Given records ::
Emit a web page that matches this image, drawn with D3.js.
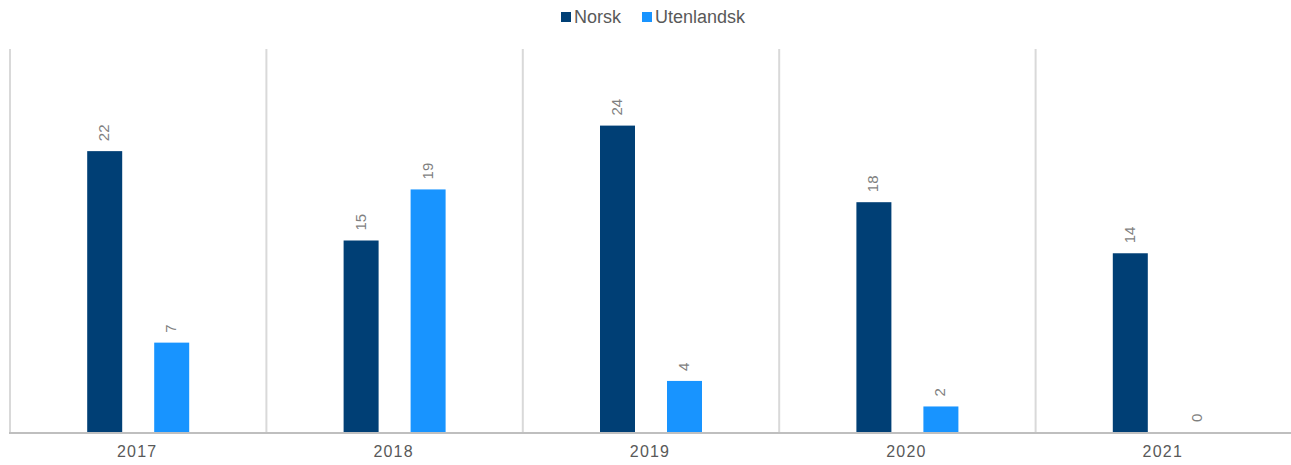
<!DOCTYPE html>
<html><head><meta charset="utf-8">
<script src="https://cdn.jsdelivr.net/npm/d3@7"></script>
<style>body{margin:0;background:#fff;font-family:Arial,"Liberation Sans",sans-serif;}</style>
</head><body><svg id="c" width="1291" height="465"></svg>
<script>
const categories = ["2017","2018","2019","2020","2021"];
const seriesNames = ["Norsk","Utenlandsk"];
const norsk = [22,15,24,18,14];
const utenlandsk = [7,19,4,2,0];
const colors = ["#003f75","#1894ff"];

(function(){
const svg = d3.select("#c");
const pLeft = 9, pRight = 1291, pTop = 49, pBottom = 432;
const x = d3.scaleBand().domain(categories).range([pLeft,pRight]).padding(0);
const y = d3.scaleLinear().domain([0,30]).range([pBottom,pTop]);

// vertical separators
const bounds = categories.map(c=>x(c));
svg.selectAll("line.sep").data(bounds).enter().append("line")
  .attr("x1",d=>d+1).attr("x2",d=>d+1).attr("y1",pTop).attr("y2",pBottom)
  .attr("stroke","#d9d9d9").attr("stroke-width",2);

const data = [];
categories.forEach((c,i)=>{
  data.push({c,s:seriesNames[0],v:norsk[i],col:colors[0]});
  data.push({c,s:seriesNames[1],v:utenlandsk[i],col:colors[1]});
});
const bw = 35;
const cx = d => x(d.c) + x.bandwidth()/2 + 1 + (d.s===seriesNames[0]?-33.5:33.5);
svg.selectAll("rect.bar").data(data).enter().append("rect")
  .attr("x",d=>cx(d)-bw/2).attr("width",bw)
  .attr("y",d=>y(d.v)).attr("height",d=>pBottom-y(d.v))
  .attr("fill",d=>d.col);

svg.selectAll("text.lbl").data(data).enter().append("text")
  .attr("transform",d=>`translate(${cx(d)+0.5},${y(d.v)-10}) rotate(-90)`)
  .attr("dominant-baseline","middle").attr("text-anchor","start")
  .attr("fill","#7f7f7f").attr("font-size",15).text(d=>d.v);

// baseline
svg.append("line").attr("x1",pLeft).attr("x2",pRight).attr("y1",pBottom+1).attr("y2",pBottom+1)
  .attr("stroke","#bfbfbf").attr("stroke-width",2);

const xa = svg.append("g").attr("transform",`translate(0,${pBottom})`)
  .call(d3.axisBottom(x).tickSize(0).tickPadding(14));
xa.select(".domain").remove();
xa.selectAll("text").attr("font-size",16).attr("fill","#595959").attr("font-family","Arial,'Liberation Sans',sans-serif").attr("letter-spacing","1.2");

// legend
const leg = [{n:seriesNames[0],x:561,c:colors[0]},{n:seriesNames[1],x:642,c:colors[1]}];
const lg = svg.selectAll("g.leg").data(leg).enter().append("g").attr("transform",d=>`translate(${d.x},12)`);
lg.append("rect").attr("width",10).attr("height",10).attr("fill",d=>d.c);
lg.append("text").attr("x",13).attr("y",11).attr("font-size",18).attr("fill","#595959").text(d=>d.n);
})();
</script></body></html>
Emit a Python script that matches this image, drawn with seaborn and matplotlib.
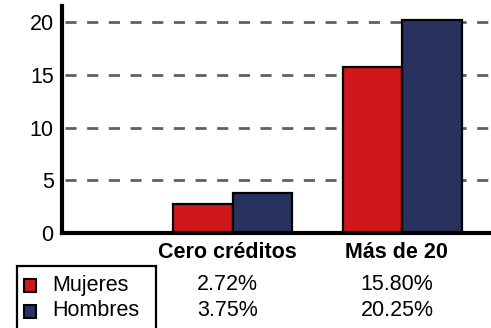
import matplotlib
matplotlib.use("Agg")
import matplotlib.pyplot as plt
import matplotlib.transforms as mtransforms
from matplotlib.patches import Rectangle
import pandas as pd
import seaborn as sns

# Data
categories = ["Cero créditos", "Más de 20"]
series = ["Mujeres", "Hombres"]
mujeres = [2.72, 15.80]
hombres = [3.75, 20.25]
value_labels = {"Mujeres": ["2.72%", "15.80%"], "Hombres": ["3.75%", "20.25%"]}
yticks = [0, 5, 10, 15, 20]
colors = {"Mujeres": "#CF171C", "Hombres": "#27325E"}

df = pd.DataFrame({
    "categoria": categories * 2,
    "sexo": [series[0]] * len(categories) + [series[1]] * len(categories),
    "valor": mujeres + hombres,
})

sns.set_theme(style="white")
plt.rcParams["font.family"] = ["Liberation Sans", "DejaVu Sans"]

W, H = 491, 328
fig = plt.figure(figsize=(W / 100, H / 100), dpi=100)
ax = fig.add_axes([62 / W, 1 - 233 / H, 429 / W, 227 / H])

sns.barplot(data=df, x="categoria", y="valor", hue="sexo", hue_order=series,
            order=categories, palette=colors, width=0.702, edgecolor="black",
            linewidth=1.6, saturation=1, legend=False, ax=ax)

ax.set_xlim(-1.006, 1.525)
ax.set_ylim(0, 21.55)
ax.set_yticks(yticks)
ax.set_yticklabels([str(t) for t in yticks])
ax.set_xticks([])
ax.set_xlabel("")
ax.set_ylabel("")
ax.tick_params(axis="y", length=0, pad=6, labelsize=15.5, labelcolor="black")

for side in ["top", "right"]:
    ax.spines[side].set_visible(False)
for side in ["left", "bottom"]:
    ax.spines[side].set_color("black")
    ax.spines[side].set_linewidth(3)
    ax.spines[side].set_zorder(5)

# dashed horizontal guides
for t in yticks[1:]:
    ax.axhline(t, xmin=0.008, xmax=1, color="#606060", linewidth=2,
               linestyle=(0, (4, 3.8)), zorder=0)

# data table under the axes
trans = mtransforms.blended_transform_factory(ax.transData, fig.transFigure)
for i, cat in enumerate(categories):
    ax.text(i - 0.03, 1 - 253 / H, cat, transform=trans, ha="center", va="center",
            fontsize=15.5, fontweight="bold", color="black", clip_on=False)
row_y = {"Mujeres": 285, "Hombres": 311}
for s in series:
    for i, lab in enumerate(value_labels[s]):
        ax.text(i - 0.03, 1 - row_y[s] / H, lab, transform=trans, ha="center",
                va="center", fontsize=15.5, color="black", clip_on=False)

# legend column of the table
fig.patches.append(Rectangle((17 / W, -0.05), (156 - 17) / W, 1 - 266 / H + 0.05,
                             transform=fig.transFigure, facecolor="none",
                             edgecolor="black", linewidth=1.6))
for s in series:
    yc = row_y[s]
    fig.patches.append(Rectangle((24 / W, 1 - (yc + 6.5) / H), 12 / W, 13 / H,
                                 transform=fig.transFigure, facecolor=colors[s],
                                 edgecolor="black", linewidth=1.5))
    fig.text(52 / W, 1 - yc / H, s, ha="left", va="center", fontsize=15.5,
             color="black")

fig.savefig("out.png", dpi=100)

Directions :: Give again the lines from "Emit a Python" to "import seaborn as sns" exactly, both of those lines included, and do not include any pictures.

Exercise output ::
Emit a Python script that matches this image, drawn with seaborn and matplotlib.
import matplotlib
matplotlib.use("Agg")
import matplotlib.pyplot as plt
import matplotlib.transforms as mtransforms
from matplotlib.patches import Rectangle
import pandas as pd
import seaborn as sns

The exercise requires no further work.